Coolbrucelong wrote:Axil:
Eliminate the defense department and the budget problem remains
The root cause of the US budgetary problem is the lack of tax payers. Capital investment means jobs and few if any of the world’s capital managers are investing in the US. They would now rather send capital to China. The US was at one time the only safe place to invest money; but no more.
Capital manages worldwide have now been irrationally dumping massive amounts of dollars into China to feed a liquidity bubble while the capital markets in the US have been very tight affecting a meager jobs creation process.
When the US Federal Reserve prints money to stimulate the US economy, that money flows to China instead. Hard as it is to believe, China has exhausted its supply of labor causing an escalating inflationary wage price spiral. The money that is supposed to pay for the employment of new US workers is going instead to fund inflationary pay raises for Chinese labor.
China’s decision to keep its currency weak has caused the Chinese government to lose control of inflation and risk fuelling and uncontrolled wage-price inflation.
It would be very advantageous to allow the Chinese currency to appreciate as a way of controlling their inflation. Of course, this would undermine Chinese exports and provide incentives in the US to rebuild some of its exported industrial base, something that the Chinese are loath to see happen. But the current bilateral situation is unsustainable. Something has to give sooner or later.

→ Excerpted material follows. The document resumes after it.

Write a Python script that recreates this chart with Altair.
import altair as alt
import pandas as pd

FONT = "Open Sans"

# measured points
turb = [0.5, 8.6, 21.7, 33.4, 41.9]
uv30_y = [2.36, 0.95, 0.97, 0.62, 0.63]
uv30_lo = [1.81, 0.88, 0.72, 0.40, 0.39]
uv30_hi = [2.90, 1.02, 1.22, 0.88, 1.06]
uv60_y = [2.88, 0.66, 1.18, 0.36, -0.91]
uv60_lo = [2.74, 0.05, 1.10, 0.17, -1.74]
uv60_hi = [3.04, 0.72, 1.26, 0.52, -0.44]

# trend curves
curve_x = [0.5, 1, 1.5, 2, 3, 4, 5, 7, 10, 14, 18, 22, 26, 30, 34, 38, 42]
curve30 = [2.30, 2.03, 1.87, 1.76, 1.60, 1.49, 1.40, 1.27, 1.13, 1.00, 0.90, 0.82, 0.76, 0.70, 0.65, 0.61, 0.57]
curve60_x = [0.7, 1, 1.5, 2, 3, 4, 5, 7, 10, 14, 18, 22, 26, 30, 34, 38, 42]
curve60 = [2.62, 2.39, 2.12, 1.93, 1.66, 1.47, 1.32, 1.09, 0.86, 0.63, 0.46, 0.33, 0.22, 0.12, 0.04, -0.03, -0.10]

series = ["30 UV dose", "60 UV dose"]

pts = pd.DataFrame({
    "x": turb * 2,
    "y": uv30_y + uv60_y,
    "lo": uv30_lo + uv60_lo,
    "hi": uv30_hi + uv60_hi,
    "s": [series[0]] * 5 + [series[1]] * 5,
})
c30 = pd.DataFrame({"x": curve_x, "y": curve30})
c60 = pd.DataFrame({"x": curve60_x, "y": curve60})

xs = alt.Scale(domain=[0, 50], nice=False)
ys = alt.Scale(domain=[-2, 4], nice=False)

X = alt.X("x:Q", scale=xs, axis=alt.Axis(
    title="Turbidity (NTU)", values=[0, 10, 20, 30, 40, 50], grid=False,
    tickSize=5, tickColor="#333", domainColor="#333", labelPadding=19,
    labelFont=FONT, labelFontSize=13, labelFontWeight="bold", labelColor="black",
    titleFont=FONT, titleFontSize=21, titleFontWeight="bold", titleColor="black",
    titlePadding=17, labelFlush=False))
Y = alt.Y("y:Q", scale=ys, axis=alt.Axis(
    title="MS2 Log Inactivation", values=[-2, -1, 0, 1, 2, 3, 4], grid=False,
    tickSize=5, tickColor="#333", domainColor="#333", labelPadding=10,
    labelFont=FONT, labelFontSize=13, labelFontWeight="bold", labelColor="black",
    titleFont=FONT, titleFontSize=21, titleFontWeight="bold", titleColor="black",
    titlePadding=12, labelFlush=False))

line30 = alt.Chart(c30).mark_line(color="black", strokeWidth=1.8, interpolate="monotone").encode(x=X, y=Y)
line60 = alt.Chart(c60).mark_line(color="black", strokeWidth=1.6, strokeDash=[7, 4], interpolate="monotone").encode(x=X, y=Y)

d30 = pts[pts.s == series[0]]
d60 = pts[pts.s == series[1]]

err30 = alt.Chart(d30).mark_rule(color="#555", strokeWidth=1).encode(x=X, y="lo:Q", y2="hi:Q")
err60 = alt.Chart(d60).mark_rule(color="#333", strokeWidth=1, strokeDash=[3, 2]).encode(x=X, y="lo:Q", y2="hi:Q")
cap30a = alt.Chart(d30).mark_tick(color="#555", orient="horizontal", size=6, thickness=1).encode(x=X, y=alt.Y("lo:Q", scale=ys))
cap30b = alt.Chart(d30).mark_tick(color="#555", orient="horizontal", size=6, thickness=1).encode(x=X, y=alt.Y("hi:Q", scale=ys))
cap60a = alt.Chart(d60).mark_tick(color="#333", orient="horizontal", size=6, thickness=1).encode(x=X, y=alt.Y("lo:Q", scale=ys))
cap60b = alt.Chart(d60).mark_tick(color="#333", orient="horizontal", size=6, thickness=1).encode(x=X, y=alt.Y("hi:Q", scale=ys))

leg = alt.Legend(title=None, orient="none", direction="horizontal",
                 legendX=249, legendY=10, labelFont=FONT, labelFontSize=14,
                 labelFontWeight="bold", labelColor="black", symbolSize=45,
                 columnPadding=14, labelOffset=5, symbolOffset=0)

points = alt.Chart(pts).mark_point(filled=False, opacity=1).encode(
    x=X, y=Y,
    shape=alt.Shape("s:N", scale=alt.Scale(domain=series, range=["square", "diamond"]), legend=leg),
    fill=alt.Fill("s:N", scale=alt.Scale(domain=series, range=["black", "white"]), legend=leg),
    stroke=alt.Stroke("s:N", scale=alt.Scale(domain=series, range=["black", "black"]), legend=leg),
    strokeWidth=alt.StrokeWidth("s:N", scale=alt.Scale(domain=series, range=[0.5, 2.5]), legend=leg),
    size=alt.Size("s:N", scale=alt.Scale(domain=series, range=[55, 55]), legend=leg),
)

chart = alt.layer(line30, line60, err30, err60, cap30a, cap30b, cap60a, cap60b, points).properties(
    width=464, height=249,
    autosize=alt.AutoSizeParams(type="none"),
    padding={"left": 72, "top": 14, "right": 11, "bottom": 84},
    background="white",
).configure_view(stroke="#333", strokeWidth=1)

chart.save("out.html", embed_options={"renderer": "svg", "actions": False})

From a Chinese domestic perspective, the Lewis Turning Point (according to Sir W. Arthur Lewis, developing countries' industrial wages begin to rise quickly at the point when the supply of surplus labor from the countryside tapers off. The point, named after him, has recently gained wide circulation in the context of economic development in China) will crater productivity levels as wage rates rise.
The corollaries of this increase in wages and lower productivity are slower Chinese GDP growth, higher consumption, lower savings and a deteriorating external balance of payments aka current account deficits.
Also, Chinese labor shortages could spell inflation and trade deficits for China. When the wages of US workers and Chinese workers grow more equal, then the Capital will flow to India and create two billion new Indian jobs. These days, Capital will always flow to the lowest paid work force… unless somebody does something about it.